Well, leaving aside the technical issues for the moment, the plain fact is that there's comparatively little porn stuff out there that would be appropriate for using Kazaa and the like. It's not that there's none, you understand, but digitizing porn videos isn't as simple a process as sticking in a CD and telling the software to let 'er rip. As for still pictures, I can't imagine how that technology would actually work. Additionally most people don't use Kazaa and the like to find still images; it's simply not an effective way to use the technology.

(I do love the RIAA representative's response, though. Basically, it boils down to, "When people want to jerk off, they want to jerk off NOW, dammit!")

I think that "devotees of singers and bands" might pay ... although if you pay attention to what a lot of serial downloaders are saying, it really is the whole "free" concept that appeals to a lot of them. It might be instructive to find out how many mp3.com artists ever received payments through their sites. Certainly, some make quite a lot (or did under the old mp3.com payment terms), but I'd wager that relatively few artists ever got much in the way of donations per number of people downloading.

Posted by iain at January 23, 2003 01:43 PM

 

Comments


I've never engaged in regular music (or porn!) downloading, if I did, it would be to sample things I don't want to gamble paying out good money for or wouldn't pay money for (that is, if it's free I might give it a listen, if not I won't).

Let's put it another way. I live in Poland which has a thriving pirate CD industry and I've bought a couple (CD's are horribly overpriced here). I don't think it's fair to call the few CD's I've bought 'losses' to the majors since I wouldn't have bought them in regular format anyway since they're so overpriced.

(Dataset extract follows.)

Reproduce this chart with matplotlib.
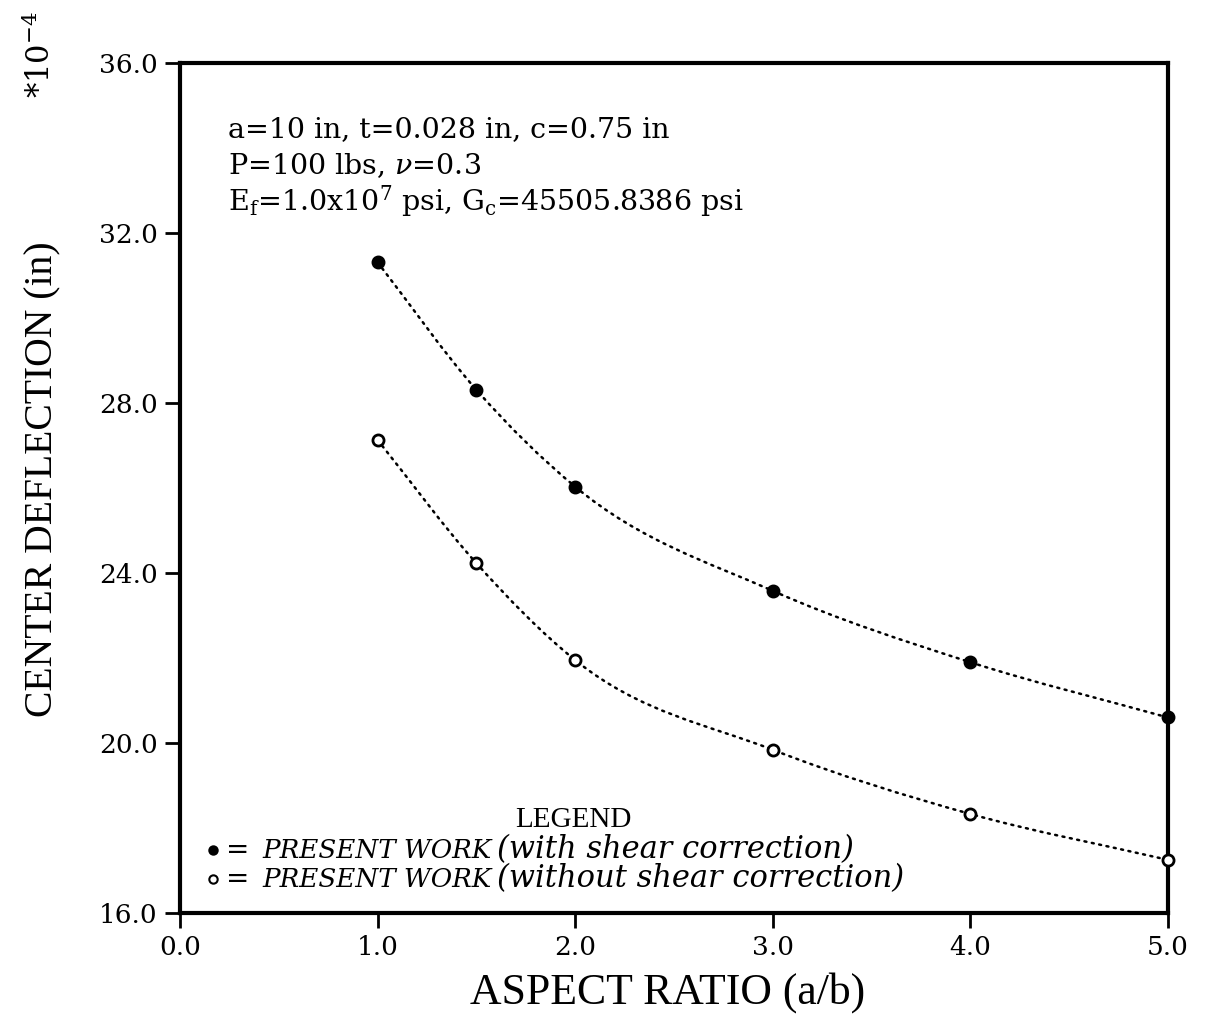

Even if I were living in the US I can't imagine there's much I would pay money for now. Almost all modern US music now bites the wax tadpole. What I'm interested in now would be finding old forgotten pop recordings from the 50's to the 70's. If the majors started making all their old catalogues active in a cheap pay-to-download format (their overhead would be super low) I'd probably spend a lot downloading for money from them. But they've got their heads of their asses, they're not intested in offering me anything I'd be interested to pay money for and they want to determine what format I'll buy in (and _use_ in, which is really arrogant), so screw 'em.

Posted by Michael Farris at January 23, 2003 05:02 PM

"It's not that there's none, you understand, but digitizing porn videos isn't as simple a process as sticking in a CD and telling the software to let 'er rip. "

Actually, it is just that simple. I can stick a DVD into my computer's player (ANY DVD, mind you) and, using a few freely available software programs, have a high-quality .avi file of the entire 'movie' Divx format ready to go in less than three hours weighing in at 300 MB or less. Want an .mpg for use in your home DVD player as a VCD? That's a 400MB-per-hour file. Play the tape from the VCR into your Replay TV component and you've got a high-quality perfect digital copy that you can then transfer directly to your PC. Even better, play it directly into your video card and onto your hard drive with you component-in connectors on the back of the card.

And if you don't think people will spend three hours ripping a DVD for the pure pleasure of having an ultra-compressed version ready for 'use' on their hard drive or for uploading onto a p2p network, you're naive. It's extremely easy and done constantly.

Not to mention, you can create low-quality, easily downloadable snippets of scenes from various movies and float them out there for people to enjoy. Some guys live for this stuff.

Posted by Mike at January 24, 2003 03:39 PM

True enough. I was thinking of videotapes, for some reason, which are technically more problematic. Forgot about DVDs completely.